Our aim is to perform a inner spatial join between a points_df and a
polygon_df when a point in points_df is contained in a polygon from
polygons_df.
Below you can find more details about the 2 dataframes we are considering:
- points_df: it contains 50mln events with latitude and longitude
approximated to the third decimal digit;
- polygon_df: it contains 10k multi-polygons having 600 vertexes on average.
The issue we are reporting is a very long computing time and the spatial
join query never completing even when running on cluster with 40 workers
with 4 cores each.
No error is being print by driver but we are receiving the following
warning:
WARN org.apache.sedona.core.spatialOperator.JoinQuery: UseIndex is true,
but no index exists.

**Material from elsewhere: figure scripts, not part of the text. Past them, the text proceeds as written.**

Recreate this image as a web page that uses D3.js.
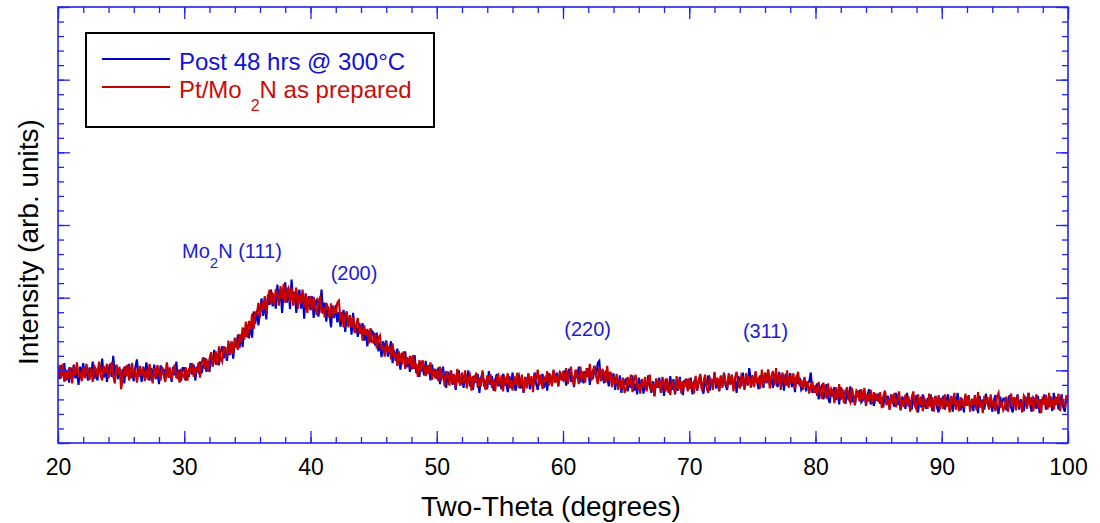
<!DOCTYPE html>
<html>
<head>
<meta charset="utf-8">
<script src="https://cdn.jsdelivr.net/npm/d3@7"></script>
<style>
  html, body { margin: 0; padding: 0; background: #ffffff; }
  svg { display: block; }
  text { font-family: "Liberation Sans", Arial, Helvetica, sans-serif; }
</style>
</head>
<body>
<svg id="chart" width="1100" height="523"></svg>
<script>
// XRD scan: 2-theta from 20 to 100 degrees, 0.125 degree step (one row = 5 degrees)
const twoThetaStart = 20;
const twoThetaStep = 0.125;

// Pt/Mo2N after 48 hrs at 300 °C (counts, arb.)
const postAnneal = [
  101, 88, 107, 93, 110, 86, 98, 83, 104, 91, 108, 89, 100, 80, 105, 95, 110, 91, 100, 86, 104, 93, 112, 88, 99, 86, 108, 96, 116, 90, 104, 84, 101, 109, 91, 120, 93, 107, 88, 102,
  87, 102, 82, 106, 93, 109, 89, 98, 85, 104, 115, 91, 100, 84, 105, 90, 111, 94, 86, 103, 92, 108, 88, 99, 81, 107, 95, 102, 87, 110, 90, 98, 84, 105, 93, 112, 88, 101, 85, 103,
  103, 86, 100, 91, 110, 94, 108, 86, 105, 99, 112, 96, 106, 117, 98, 113, 98, 119, 109, 128, 108, 118, 107, 125, 133, 116, 132, 113, 129, 121, 140, 116, 139, 132, 149, 131, 147, 132, 158, 146,
  163, 144, 164, 145, 181, 164, 183, 162, 182, 199, 175, 194, 170, 204, 190, 211, 188, 201, 185, 218, 194, 212, 179, 208, 221, 193, 214, 184, 225, 194, 208, 179, 202, 211, 185, 204, 171, 206, 186, 202,
  183, 202, 172, 194, 197, 174, 189, 211, 178, 193, 167, 188, 178, 159, 189, 172, 190, 166, 180, 160, 173, 183, 153, 175, 162, 176, 149, 179, 153, 162, 146, 165, 151, 165, 141, 155, 133, 155, 139, 154,
  151, 134, 152, 126, 139, 118, 140, 128, 141, 119, 128, 140, 110, 128, 113, 130, 113, 101, 124, 112, 126, 104, 116, 98, 119, 102, 121, 96, 108, 91, 112, 104, 93, 113, 95, 107, 86, 108, 94, 102,
  88, 104, 81, 97, 105, 86, 76, 98, 87, 100, 80, 94, 73, 91, 100, 81, 88, 76, 96, 82, 100, 78, 91, 73, 93, 83, 95, 69, 89, 97, 78, 87, 74, 99, 80, 92, 72, 87, 95, 78,
  89, 74, 95, 79, 85, 70, 92, 76, 97, 81, 72, 88, 93, 75, 86, 69, 91, 79, 95, 74, 88, 78, 97, 81, 73, 93, 84, 95, 76, 91, 72, 96, 90, 81, 100, 84, 97, 78, 96, 91,
  87, 100, 79, 96, 102, 84, 93, 77, 100, 89, 105, 83, 96, 82, 99, 91, 103, 80, 98, 88, 106, 91, 110, 113, 85, 99, 82, 96, 91, 78, 98, 84, 96, 73, 89, 77, 93, 69, 89, 80,
  89, 71, 85, 76, 93, 72, 82, 67, 90, 76, 88, 68, 85, 73, 93, 78, 69, 85, 64, 88, 76, 90, 71, 83, 65, 85, 80, 69, 92, 73, 88, 67, 82, 72, 91, 75, 66, 87, 78, 88,
  74, 90, 67, 84, 89, 72, 83, 93, 75, 68, 88, 79, 93, 72, 87, 81, 96, 75, 86, 71, 92, 78, 97, 79, 73, 91, 82, 94, 75, 88, 69, 92, 87, 78, 97, 75, 90, 79, 103, 88,
  91, 78, 97, 83, 74, 93, 87, 76, 96, 82, 101, 80, 90, 76, 95, 85, 77, 98, 82, 92, 72, 95, 79, 87, 96, 77, 89, 70, 93, 81, 90, 73, 76, 89, 71, 83, 84, 97, 69, 78,
  69, 82, 60, 75, 79, 60, 71, 81, 62, 55, 73, 64, 77, 59, 73, 53, 77, 64, 69, 54, 72, 59, 78, 56, 66, 52, 72, 63, 73, 56, 59, 72, 51, 67, 74, 53, 62, 51, 68, 58,
  68, 54, 63, 49, 71, 55, 65, 46, 67, 56, 50, 69, 52, 61, 45, 64, 57, 47, 69, 50, 59, 46, 64, 53, 66, 42, 61, 49, 67, 55, 47, 62, 51, 67, 44, 57, 64, 49, 42, 62,
  52, 65, 46, 59, 67, 48, 56, 43, 63, 50, 69, 53, 45, 61, 42, 64, 51, 66, 47, 58, 44, 62, 57, 41, 65, 49, 60, 46, 68, 54, 48, 63, 43, 59, 66, 50, 40, 64, 52, 61,
  61, 45, 57, 66, 48, 42, 63, 51, 67, 46, 60, 54, 44, 64, 49, 69, 52, 43, 62, 58, 47, 65, 41, 60, 53, 67, 46, 59, 49, 64, 44, 69, 52, 63, 46, 57, 67, 49, 43, 62,
  56
];

// Pt/Mo2N as prepared (counts, arb.)
const asPrepared = [
  92, 107, 89, 109, 84, 101, 87, 104, 97, 82, 106, 93, 111, 90, 98, 85, 104, 89, 109, 96, 87, 103, 84, 106, 102, 91, 112, 93, 86, 106, 96, 109, 89, 101, 111, 92, 82, 108, 94, 105,
  74, 88, 105, 91, 108, 86, 99, 110, 89, 102, 83, 97, 106, 92, 104, 85, 101, 87, 109, 94, 82, 103, 90, 107, 98, 86, 105, 93, 84, 111, 91, 104, 87, 100, 108, 89, 97, 83, 102, 94,
  90, 104, 86, 101, 99, 110, 91, 104, 97, 111, 90, 111, 118, 102, 116, 99, 116, 125, 105, 116, 126, 107, 133, 117, 112, 133, 126, 118, 141, 122, 139, 123, 145, 136, 128, 150, 138, 159, 142, 167,
  145, 168, 156, 178, 157, 179, 177, 193, 173, 194, 183, 202, 178, 200, 211, 191, 207, 189, 212, 204, 189, 216, 198, 219, 193, 208, 213, 194, 214, 189, 201, 214, 185, 206, 192, 211, 187, 205, 179, 198,
  200, 183, 201, 186, 176, 195, 200, 179, 187, 173, 193, 186, 172, 192, 174, 184, 178, 193, 196, 167, 180, 159, 175, 181, 159, 175, 160, 174, 151, 163, 172, 150, 162, 141, 162, 148, 157, 137, 158, 139,
  138, 151, 130, 144, 148, 128, 134, 119, 139, 125, 134, 115, 137, 117, 124, 106, 126, 117, 108, 126, 102, 118, 109, 120, 101, 121, 102, 109, 91, 114, 98, 114, 104, 92, 107, 96, 111, 87, 102, 89,
  101, 85, 105, 89, 94, 78, 99, 93, 79, 100, 83, 95, 76, 102, 85, 79, 97, 82, 100, 75, 90, 94, 72, 92, 84, 97, 76, 90, 78, 100, 81, 73, 93, 83, 95, 76, 87, 71, 91, 94,
  78, 93, 71, 90, 85, 96, 75, 87, 72, 92, 80, 97, 76, 84, 94, 70, 90, 75, 96, 80, 92, 70, 94, 87, 101, 79, 94, 74, 90, 85, 99, 79, 95, 78, 101, 83, 93, 78, 99, 86,
  99, 85, 103, 81, 95, 105, 88, 79, 101, 94, 81, 105, 87, 99, 83, 103, 90, 109, 86, 100, 106, 92, 81, 104, 86, 102, 96, 83, 106, 86, 98, 77, 92, 81, 95, 73, 87, 74, 90, 69,
  75, 91, 79, 94, 70, 86, 94, 75, 82, 68, 88, 76, 91, 71, 86, 94, 71, 82, 66, 89, 77, 86, 69, 91, 82, 71, 89, 75, 66, 86, 79, 69, 92, 74, 88, 68, 85, 77, 89, 71,
  89, 75, 83, 68, 92, 73, 87, 95, 72, 84, 94, 76, 69, 90, 86, 73, 98, 80, 90, 72, 93, 76, 96, 84, 76, 96, 80, 93, 71, 90, 98, 82, 75, 93, 88, 73, 96, 80, 92, 76,
  93, 77, 99, 82, 88, 75, 101, 80, 97, 84, 101, 75, 92, 99, 79, 103, 81, 95, 73, 97, 89, 79, 100, 76, 93, 83, 96, 75, 90, 98, 78, 87, 73, 91, 76, 85, 68, 79, 85, 69,
  80, 65, 84, 69, 61, 83, 72, 61, 82, 64, 75, 71, 55, 77, 61, 81, 59, 75, 55, 70, 77, 61, 56, 76, 66, 52, 72, 69, 57, 74, 60, 76, 52, 68, 57, 73, 54, 70, 59, 65,
  56, 70, 48, 65, 72, 52, 60, 46, 67, 55, 69, 49, 62, 71, 46, 60, 50, 67, 54, 64, 43, 63, 71, 51, 46, 67, 52, 64, 44, 61, 56, 47, 68, 49, 63, 43, 65, 51, 66, 46,
  62, 47, 67, 50, 58, 42, 65, 53, 69, 46, 60, 44, 63, 56, 48, 68, 51, 64, 43, 61, 52, 66, 45, 70, 49, 59, 41, 65, 54, 63, 46, 67, 50, 58, 44, 64, 69, 48, 57, 45,
  49, 64, 43, 59, 68, 52, 62, 45, 66, 50, 57, 42, 65, 61, 47, 69, 51, 63, 44, 58, 67, 48, 60, 41, 64, 53, 66, 46, 69, 50, 60, 46, 64, 53, 68, 44, 62, 57, 48, 66,
  57
];

const xTickValues = [20, 30, 40, 50, 60, 70, 80, 90, 100];
const seriesNames = ["Post 48 hrs @ 300°C", "Pt/Mo", "2", "N as prepared"];

// Reflection labels: [position in degrees, intensity level, text]
const peakLabels = [
  { theta: 41.6, level: 224, text: "(200)" },
  { theta: 60.1, level: 147, text: "(220)" },
  { theta: 74.25, level: 144, text: "(311)" }
];

const colors = { post: "#0000cc", prep: "#c80000", axis: "#2323ee", label: "#1c1cd0" };

const svg = d3.select("#chart");
const margin = { left: 58, right: 32, top: 7, bottom: 80 };
const W = 1100, H = 523;
const plotW = W - margin.left - margin.right;
const plotH = H - margin.top - margin.bottom;

const x = d3.scaleLinear().domain([20, 100]).range([margin.left, margin.left + plotW]);
const y = d3.scaleLinear().domain([0, 600]).range([margin.top + plotH, margin.top]);

const toPoints = arr => arr.map((v, i) => [twoThetaStart + i * twoThetaStep, v]);

svg.append("clipPath").attr("id", "plotClip")
  .append("rect")
  .attr("x", margin.left).attr("y", margin.top)
  .attr("width", plotW).attr("height", plotH);

const line = d3.line().x(d => x(d[0])).y(d => y(d[1]));

const traces = svg.append("g").attr("clip-path", "url(#plotClip)");
traces.append("path")
  .attr("d", line(toPoints(postAnneal)))
  .attr("fill", "none").attr("stroke", colors.post)
  .attr("stroke-width", 2.1).attr("stroke-linejoin", "miter");
traces.append("path")
  .attr("d", line(toPoints(asPrepared)))
  .attr("fill", "none").attr("stroke", colors.prep)
  .attr("stroke-width", 2.1).attr("stroke-linejoin", "miter");

// Axes with inward ticks on all four sides
const xMinor = d3.range(20, 100.001, 2);
const yMinor = d3.range(0, 600.001, 20);
const yMajor = d3.range(0, 600.001, 100);

function styleAxis(g) {
  g.selectAll("path.domain").remove();
  g.selectAll(".tick line").attr("stroke", colors.axis).attr("stroke-width", 1.3);
}

const bottomMinor = svg.append("g").attr("transform", `translate(0,${y(0)})`)
  .call(d3.axisBottom(x).tickValues(xMinor).tickSize(-6).tickFormat(""));
styleAxis(bottomMinor);
const bottomMajor = svg.append("g").attr("transform", `translate(0,${y(0)})`)
  .call(d3.axisBottom(x).tickValues(xTickValues).tickSize(-12).tickFormat(d3.format("d")));
styleAxis(bottomMajor);
bottomMajor.selectAll(".tick text")
  .attr("fill", "#000").attr("font-size", 23).attr("dy", "0.71em")
  .attr("y", 16);

const topMinor = svg.append("g").attr("transform", `translate(0,${y(600)})`)
  .call(d3.axisTop(x).tickValues(xMinor).tickSize(-6).tickFormat(""));
styleAxis(topMinor);
const topMajor = svg.append("g").attr("transform", `translate(0,${y(600)})`)
  .call(d3.axisTop(x).tickValues(xTickValues).tickSize(-12).tickFormat(""));
styleAxis(topMajor);

[[d3.axisLeft, x(20)], [d3.axisRight, x(100)]].forEach(([axisFn, pos]) => {
  const gMin = svg.append("g").attr("transform", `translate(${pos},0)`)
    .call(axisFn(y).tickValues(yMinor).tickSize(-6).tickFormat(""));
  styleAxis(gMin);
  const gMaj = svg.append("g").attr("transform", `translate(${pos},0)`)
    .call(axisFn(y).tickValues(yMajor).tickSize(-12).tickFormat(""));
  styleAxis(gMaj);
});

// Plot frame
svg.append("rect")
  .attr("x", margin.left).attr("y", margin.top)
  .attr("width", plotW).attr("height", plotH)
  .attr("fill", "none").attr("stroke", colors.axis).attr("stroke-width", 1.6);

// Axis titles
svg.append("text")
  .attr("x", 551).attr("y", 516)
  .attr("text-anchor", "middle").attr("font-size", 28).attr("fill", "#000")
  .text("Two-Theta (degrees)");
svg.append("text")
  .attr("transform", "translate(38,242) rotate(-90)")
  .attr("text-anchor", "middle").attr("font-size", 28).attr("fill", "#000")
  .text("Intensity (arb. units)");

// Legend
const legend = svg.append("g");
legend.append("rect")
  .attr("x", 86).attr("y", 33).attr("width", 348).attr("height", 94)
  .attr("fill", "#fff").attr("stroke", "#000").attr("stroke-width", 2);
legend.append("line")
  .attr("x1", 102).attr("x2", 170).attr("y1", 59).attr("y2", 59)
  .attr("stroke", colors.post).attr("stroke-width", 2);
legend.append("line")
  .attr("x1", 102).attr("x2", 170).attr("y1", 87).attr("y2", 87)
  .attr("stroke", colors.prep).attr("stroke-width", 2);
legend.append("text")
  .attr("x", 179).attr("y", 70).attr("font-size", 24).attr("fill", "#1010d8")
  .text(seriesNames[0]);
const prepText = legend.append("text")
  .attr("x", 179).attr("y", 98).attr("font-size", 24).attr("fill", "#cc0a0a");
prepText.append("tspan").text(seriesNames[1]);
prepText.append("tspan").attr("dx", 9).attr("dy", 13).attr("font-size", 16).text(seriesNames[2]);
prepText.append("tspan").attr("dy", -13).text(seriesNames[3]);

// Reflection labels
const moLabel = svg.append("text")
  .attr("x", 182).attr("y", 258).attr("font-size", 20).attr("fill", colors.label);
moLabel.append("tspan").text("Mo");
moLabel.append("tspan").attr("dy", 10).attr("font-size", 15).text("2");
moLabel.append("tspan").attr("dy", -10).text("N (111)");

svg.selectAll("text.peak")
  .data(peakLabels)
  .enter().append("text")
  .attr("class", "peak")
  .attr("x", d => x(d.theta))
  .attr("y", d => y(d.level))
  .attr("font-size", 20)
  .attr("fill", colors.label)
  .text(d => d.text);
</script>
</body>
</html>
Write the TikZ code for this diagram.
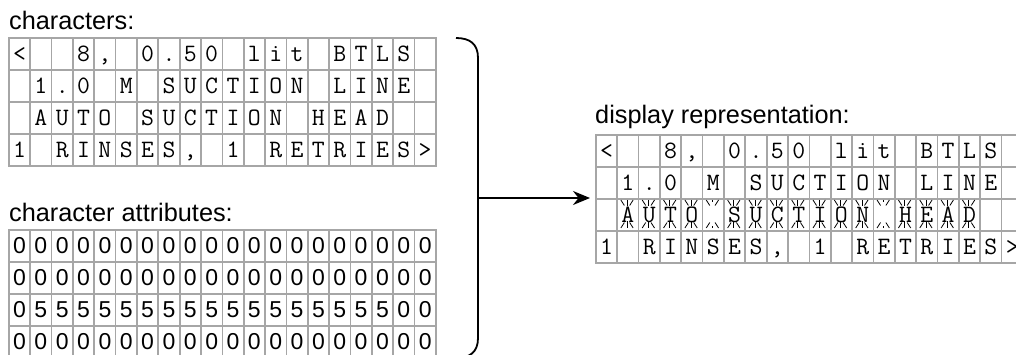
\documentclass[tikz,border=0pt]{standalone}
\usepackage{fontspec}
\setmainfont{Liberation Sans}
\usepackage{tikz}
\usetikzlibrary{arrows.meta,positioning,calc}
\definecolor{gridgray}{RGB}{166,166,166}

% the four lines of the display, one cell per item
\def\lcdrows{
  {<,{},{},8,{,},{},0,.,5,0,{},l,i,t,{},B,T,L,S,{}},
  {{},1,.,0,{},M,{},S,U,C,T,I,O,N,{},L,I,N,E,{}},
  {{},A,U,T,O,{},S,U,C,T,I,O,N,{},H,E,A,D,{},{}},
  {1,{},R,I,N,S,E,S,{,},{},1,{},R,E,T,R,I,E,S,>}}

\begin{document}
\begin{tikzpicture}[x=1pt,y=-1pt,
  cell/.style={draw=gridgray,line width=1.7pt,minimum width=21.35pt,minimum height=32pt,
    inner sep=0pt,anchor=north west,text height=15pt,text depth=0pt},
  chr/.style={cell,font=\fontsize{25}{25}\ttfamily},
  num/.style={cell,font=\fontsize{23}{23}\selectfont},
  title/.style={anchor=base west,inner sep=0pt,font=\fontsize{25.3}{27}\selectfont},
  blink/.style={line width=0.8pt}]
\useasboundingbox (0,0) rectangle (1016,355);
\clip (0,0) rectangle (1016,355);

% characters
\node[title] (chtitle) at (9,29.5) {characters:};
\foreach \row [count=\r] in \lcdrows {
  \foreach \ch [count=\c] in \row {
    \node[chr] (ch-\r-\c) at ({8+(\c-1)*21.35},{37.5+(\r-1)*32}) {\ch};
  }
}

% character attributes
\node[title] (attitle) at (9,221.5) {character attributes:};
\foreach \r in {1,...,4} {
  \foreach \c in {1,...,20} {
    \pgfmathtruncatemacro\val{ifthenelse(and(\r==3,and(\c>1,\c<19)),5,0)}
    \node[num] (at-\r-\c) at ({8+(\c-1)*21.35},{229+(\r-1)*32}) {\val};
  }
}

% display representation
\node[title] (dptitle) at (595,124) {display representation:};
\foreach \row [count=\r] in \lcdrows {
  \foreach \ch [count=\c] in \row {
    \node[chr] (dp-\r-\c) at ({595+(\c-1)*21.35},{134+(\r-1)*32}) {\ch};
  }
}

% blinking marks on the third line
\foreach \c in {2,...,18} {
  \pgfmathsetmacro\xa{595+(\c-1)*21.35}
  \draw[blink] (\xa+4.5,200) -- (\xa+8,205.5) (\xa+16.8,200) -- (\xa+13.3,205.5)
               (\xa+4.5,228) -- (\xa+8,222.5) (\xa+16.8,228) -- (\xa+13.3,222.5);
}
\foreach \c in {2,3,4,5,7,8,9,10,11,12,13,15,16,17,18} {
  \pgfmathsetmacro\xa{595+(\c-1)*21.35}
  \draw[blink] (\xa+10.7,200) -- (\xa+10.7,206.5) (\xa+10.7,228) -- (\xa+10.7,221.5);
}
\foreach \c in {6,14} {
  \pgfmathsetmacro\xa{595+(\c-1)*21.35}
  \draw[blink] (\xa+10.7,200) -- (\xa+10.7,202) (\xa+10.7,228) -- (\xa+10.7,226);
}

% brace and arrow
\coordinate (bracetop) at (456,38);
\coordinate (bracebot) at (456,358);
\coordinate (bracemid) at (478,198);
\coordinate (arrowend) at (590,198);
\draw[line width=1.8pt] (bracetop) .. controls (470,38) and (478,44) .. (478,58)
  -- (478,338) .. controls (478,352) and (470,358) .. (bracebot);
\draw[line width=1.8pt,-{Stealth[length=17pt,width=14pt]}] (bracemid) -- (arrowend);
\end{tikzpicture}
\end{document}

Will build index on the fly.
Actually we were able to run successfully the same spatial join when only
considering a very small sample of events.
Do you have any suggestion on how we can archive the same result on higher
volumes of data or if there is a way we can optimize the join?
Attached you can find the pseudo-code we are running.
Looking forward to hearing from you.
Kind regards,
Pietro Greselin
def toSpatialPoints(df, lat_column_name, lon_column_name):
df.createOrReplaceTempView("points_df")
return (
spark.sql("SELECT *, ST_Point({}, {}) AS point FROM
points_df".format(lon_column_name, lat_column_name))
.drop(lat_column_name, lon_column_name)
)
def toSpatialPolygons(df, wtk_column_name):
df.createOrReplaceTempView("polygons_df")
return (
spark.sql("SELECT *, ST_GeomFromWKT({}) AS polygon FROM
polygons_df".format(wtk_column_name))
.drop(wtk_column_name)
)
def sJoin(polygons_df, points_df):
polygons_df.createOrReplaceTempView('polygons_df')
points_df.createOrReplaceTempView('points_df')
return spark.sql("SELECT * FROM polygons_df, points_df WHERE
ST_Contains(polygons_df.polygon, points_df.point)")
maps = spark.read.parquet(maps_path).select('AREA_ID', 'WKT')
polygons_df = toSpatialPolygons(maps, 'WKT')
events = spark.read.parquet(events_path).select('ID', 'LATITUDE', 'LONGITUDE')
points_df = toSpatialPoints(events, 'LATITUDE', 'LONGITUDE')
spatial_join = sJoin(df_polygons, df_points)